▶ INSTRUCTION:
From the listing that follows, output everything exactly except the pictures.

^^^^

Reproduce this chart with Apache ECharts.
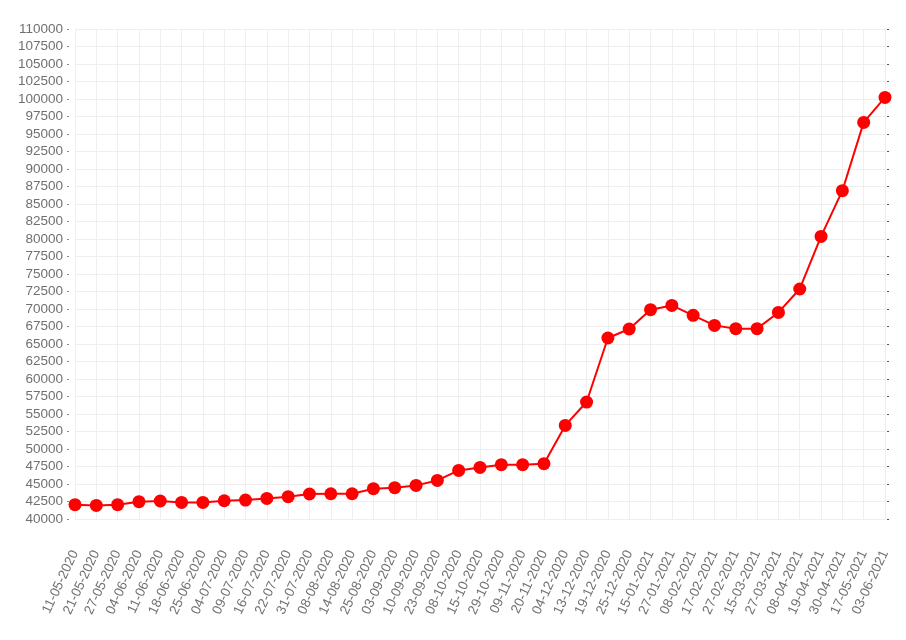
<!DOCTYPE html>
<html>
<head>
<meta charset="utf-8">
<script src="https://cdn.jsdelivr.net/npm/echarts@6/dist/echarts.min.js"></script>
<style>html,body{margin:0;padding:0;background:#fff}#c{width:906px;height:640px}</style>
</head>
<body>
<div id="c"></div>
<script>
var categories = ["11-05-2020","21-05-2020","27-05-2020","04-06-2020","11-06-2020","18-06-2020","25-06-2020","04-07-2020","09-07-2020","16-07-2020","22-07-2020","31-07-2020","08-08-2020","14-08-2020","25-08-2020","03-09-2020","10-09-2020","23-09-2020","08-10-2020","15-10-2020","29-10-2020","09-11-2020","20-11-2020","04-12-2020","13-12-2020","19-12-2020","25-12-2020","15-01-2021","27-01-2021","08-02-2021","17-02-2021","27-02-2021","15-03-2021","27-03-2021","08-04-2021","19-04-2021","30-04-2021","17-05-2021","03-06-2021"];
var values = [42040,41940,42040,42470,42570,42370,42370,42610,42710,42940,43190,43570,43610,43610,44330,44470,44800,45510,46940,47370,47760,47760,47900,53370,56710,65860,67140,69900,70510,69090,67660,67190,67190,69510,72860,80370,86900,96660,100230];
var yMin = 40000, yMax = 110000, yStep = 2500;

var chart = echarts.init(document.getElementById('c'), null, {renderer: 'canvas'});
var font = 'Liberation Sans, Arial, sans-serif';
chart.setOption({
  animation: false,
  grid: {left: 75, right: 21, top: 29, bottom: 121, containLabel: false},
  xAxis: {
    type: 'category',
    data: categories,
    boundaryGap: false,
    axisLine: {show: false},
    axisTick: {show: false},
    splitLine: {show: true, lineStyle: {color: '#efefef', width: 1}},
    axisLabel: {rotate: 65, margin: 32, color: '#707070', fontSize: 13.5, fontFamily: font, interval: 0}
  },
  yAxis: [{
    type: 'value',
    min: yMin, max: yMax, interval: yStep,
    offset: 6,
    axisLine: {show: false},
    axisTick: {show: true, length: 2, lineStyle: {color: '#888'}},
    splitLine: {show: true, lineStyle: {color: '#efefef', width: 1}},
    axisLabel: {color: '#707070', fontSize: 13.5, fontFamily: font, margin: 6, formatter: function (v) { return String(v); }}
  }, {
    type: 'value',
    position: 'right',
    min: yMin, max: yMax, interval: yStep,
    offset: 4,
    axisLine: {show: false},
    axisTick: {show: true, length: 2, inside: true, lineStyle: {color: '#555'}},
    splitLine: {show: false},
    axisLabel: {show: false}
  }],
  series: [{
    type: 'line',
    data: values,
    yAxisIndex: 0,
    symbol: 'circle',
    symbolSize: 13,
    showSymbol: true,
    lineStyle: {color: '#ff0000', width: 2},
    itemStyle: {color: '#ff0000'}
  }]
});
</script>
</body>
</html>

^^^^

▶ RESULT BELOW:
Reproduce this chart with Apache ECharts.
<!DOCTYPE html>
<html>
<head>
<meta charset="utf-8">
<script src="https://cdn.jsdelivr.net/npm/echarts@6/dist/echarts.min.js"></script>
<style>html,body{margin:0;padding:0;background:#fff}#c{width:906px;height:640px}</style>
</head>
<body>
<div id="c"></div>
<script>
var categories = ["11-05-2020","21-05-2020","27-05-2020","04-06-2020","11-06-2020","18-06-2020","25-06-2020","04-07-2020","09-07-2020","16-07-2020","22-07-2020","31-07-2020","08-08-2020","14-08-2020","25-08-2020","03-09-2020","10-09-2020","23-09-2020","08-10-2020","15-10-2020","29-10-2020","09-11-2020","20-11-2020","04-12-2020","13-12-2020","19-12-2020","25-12-2020","15-01-2021","27-01-2021","08-02-2021","17-02-2021","27-02-2021","15-03-2021","27-03-2021","08-04-2021","19-04-2021","30-04-2021","17-05-2021","03-06-2021"];
var values = [42040,41940,42040,42470,42570,42370,42370,42610,42710,42940,43190,43570,43610,43610,44330,44470,44800,45510,46940,47370,47760,47760,47900,53370,56710,65860,67140,69900,70510,69090,67660,67190,67190,69510,72860,80370,86900,96660,100230];
var yMin = 40000, yMax = 110000, yStep = 2500;

var chart = echarts.init(document.getElementById('c'), null, {renderer: 'canvas'});
var font = 'Liberation Sans, Arial, sans-serif';
chart.setOption({
  animation: false,
  grid: {left: 75, right: 21, top: 29, bottom: 121, containLabel: false},
  xAxis: {
    type: 'category',
    data: categories,
    boundaryGap: false,
    axisLine: {show: false},
    axisTick: {show: false},
    splitLine: {show: true, lineStyle: {color: '#efefef', width: 1}},
    axisLabel: {rotate: 65, margin: 32, color: '#707070', fontSize: 13.5, fontFamily: font, interval: 0}
  },
  yAxis: [{
    type: 'value',
    min: yMin, max: yMax, interval: yStep,
    offset: 6,
    axisLine: {show: false},
    axisTick: {show: true, length: 2, lineStyle: {color: '#888'}},
    splitLine: {show: true, lineStyle: {color: '#efefef', width: 1}},
    axisLabel: {color: '#707070', fontSize: 13.5, fontFamily: font, margin: 6, formatter: function (v) { return String(v); }}
  }, {
    type: 'value',
    position: 'right',
    min: yMin, max: yMax, interval: yStep,
    offset: 4,
    axisLine: {show: false},
    axisTick: {show: true, length: 2, inside: true, lineStyle: {color: '#555'}},
    splitLine: {show: false},
    axisLabel: {show: false}
  }],
  series: [{
    type: 'line',
    data: values,
    yAxisIndex: 0,
    symbol: 'circle',
    symbolSize: 13,
    showSymbol: true,
    lineStyle: {color: '#ff0000', width: 2},
    itemStyle: {color: '#ff0000'}
  }]
});
</script>
</body>
</html>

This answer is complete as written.